EXERCISE OBJECTIVE
Copy exactly the lines from the beginning of the data down to and including the line holding "const barCaption = ['Anteil", without any pictures.

PROVIDED MATERIAL
________________
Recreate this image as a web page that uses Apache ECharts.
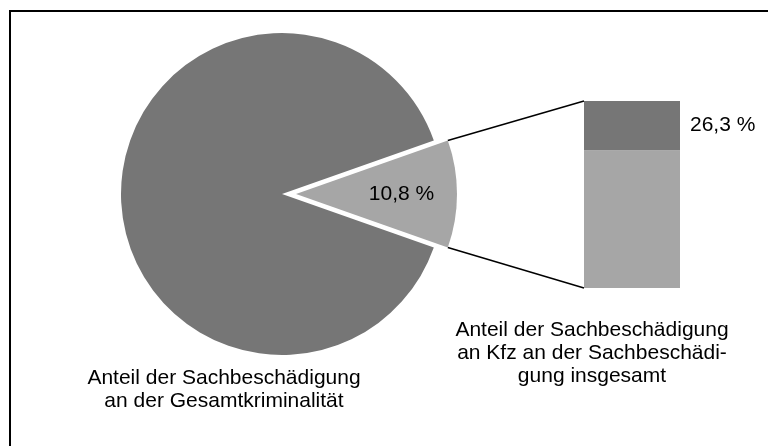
<!DOCTYPE html>
<html>
<head>
<meta charset="utf-8">
<style>
  html, body { margin: 0; padding: 0; background: #fff; }
  #chart { width: 768px; height: 446px; }
</style>
<script src="https://cdn.jsdelivr.net/npm/echarts@6/dist/echarts.min.js"></script>
</head>
<body>
<div id="chart"></div>
<script>
// Shares in percent
const pieCategories = ['Sachbeschädigung', 'übrige Straftaten'];
const pieValues = [10.8, 89.2];
const barCategories = ['übrige Sachbeschädigung', 'Sachbeschädigung an Kfz'];
const barValues = [73.7, 26.3];
const pieCaption = ['Anteil der Sachbeschädigung', 'an der Gesamtkriminalität'];
const barCaption = ['Anteil der Sachbeschädigung', 'an Kfz an der Sachbeschädi-', 'gung insgesamt'];

const DARK = '#767676';
const LIGHT = '#a6a6a6';
const FONT = '"Liberation Sans", Arial, sans-serif';
const FONT_SIZE = 21;
const PIE_CENTER = [282, 194];
const PIE_R = 161;
const EXPLODE = 14;

const fmt = v => v.toFixed(1).replace('.', ',') + ' %';

const chart = echarts.init(document.getElementById('chart'), null, { renderer: 'canvas' });

const option = {
  animation: false,
  backgroundColor: '#fff',
  grid: { left: 584, top: 101, width: 96, height: 187, containLabel: false },
  xAxis: { type: 'category', data: ['Sachbeschädigung'], show: false },
  yAxis: { type: 'value', min: 0, max: 100, show: false },
  series: [
    {
      type: 'pie',
      center: PIE_CENTER,
      radius: [0, PIE_R],
      startAngle: pieValues[0] / 100 * 180,
      clockwise: true,
      selectedMode: 'single',
      selectedOffset: EXPLODE,
      emphasis: { disabled: true },
      silent: true,
      labelLine: { show: false },
      data: [
        {
          name: pieCategories[0], value: pieValues[0], selected: true,
          itemStyle: { color: LIGHT },
          label: {
            show: true, position: 'inside',
            // pushes the text toward the outer part of the slice
            padding: [8, 0, 0, 44],
            formatter: p => fmt(p.value),
            color: '#000', fontFamily: FONT, fontSize: FONT_SIZE
          }
        },
        {
          name: pieCategories[1], value: pieValues[1],
          itemStyle: { color: DARK },
          label: { show: false }
        }
      ]
    },
    {
      type: 'bar', name: barCategories[0], stack: 'total',
      barWidth: '100%', silent: true,
      itemStyle: { color: LIGHT },
      data: [barValues[0]]
    },
    {
      type: 'bar', name: barCategories[1], stack: 'total',
      barWidth: '100%', silent: true,
      itemStyle: { color: DARK },
      label: {
        show: true, position: 'right', distance: 10,
        formatter: p => fmt(p.value),
        color: '#000', fontFamily: FONT, fontSize: FONT_SIZE
      },
      data: [barValues[1]]
    }
  ]
};
chart.setOption(option);

// Connector lines from the exploded slice corners to the bar corners
const rect = chart.getModel().getComponent('grid', 0).coordinateSystem.getRect();
const barTop = chart.convertToPixel({ gridIndex: 0 }, [0, 100])[1];
const barBottom = chart.convertToPixel({ gridIndex: 0 }, [0, 0])[1];
const half = pieValues[0] / 100 * Math.PI;
const cx = PIE_CENTER[0] + EXPLODE;
const cy = PIE_CENTER[1];
const upper = [cx + PIE_R * Math.cos(half), cy - PIE_R * Math.sin(half)];
const lower = [cx + PIE_R * Math.cos(half), cy + PIE_R * Math.sin(half)];

const textStyle = (lines, x, y) => ({
  type: 'text', x: x, y: y, silent: true,
  style: {
    text: lines.join('\n'), fill: '#000', font: FONT_SIZE + 'px ' + FONT,
    align: 'center', verticalAlign: 'top', lineHeight: 23
  }
});

chart.setOption({
  graphic: [
    {
      type: 'rect', silent: true,
      shape: { x: 10, y: 11, width: 820, height: 500 },
      style: { fill: 'none', stroke: '#000', lineWidth: 2 }
    },
    {
      type: 'line', silent: true,
      shape: { x1: upper[0], y1: upper[1], x2: rect.x, y2: barTop },
      style: { stroke: '#000', lineWidth: 1.5 }
    },
    {
      type: 'line', silent: true,
      shape: { x1: lower[0], y1: lower[1], x2: rect.x, y2: barBottom },
      style: { stroke: '#000', lineWidth: 1.5 }
    },
    textStyle(pieCaption, 224, 367),
    textStyle(barCaption, 592, 319)
  ]
});
</script>
</body>
</html>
________________
WORKED ANSWER
Recreate this image as a web page that uses Apache ECharts.
<!DOCTYPE html>
<html>
<head>
<meta charset="utf-8">
<style>
  html, body { margin: 0; padding: 0; background: #fff; }
  #chart { width: 768px; height: 446px; }
</style>
<script src="https://cdn.jsdelivr.net/npm/echarts@6/dist/echarts.min.js"></script>
</head>
<body>
<div id="chart"></div>
<script>
// Shares in percent
const pieCategories = ['Sachbeschädigung', 'übrige Straftaten'];
const pieValues = [10.8, 89.2];
const barCategories = ['übrige Sachbeschädigung', 'Sachbeschädigung an Kfz'];
const barValues = [73.7, 26.3];
const pieCaption = ['Anteil der Sachbeschädigung', 'an der Gesamtkriminalität'];
const barCaption = ['Anteil der Sachbeschädigung', 'an Kfz an der Sachbeschädi-', 'gung insgesamt'];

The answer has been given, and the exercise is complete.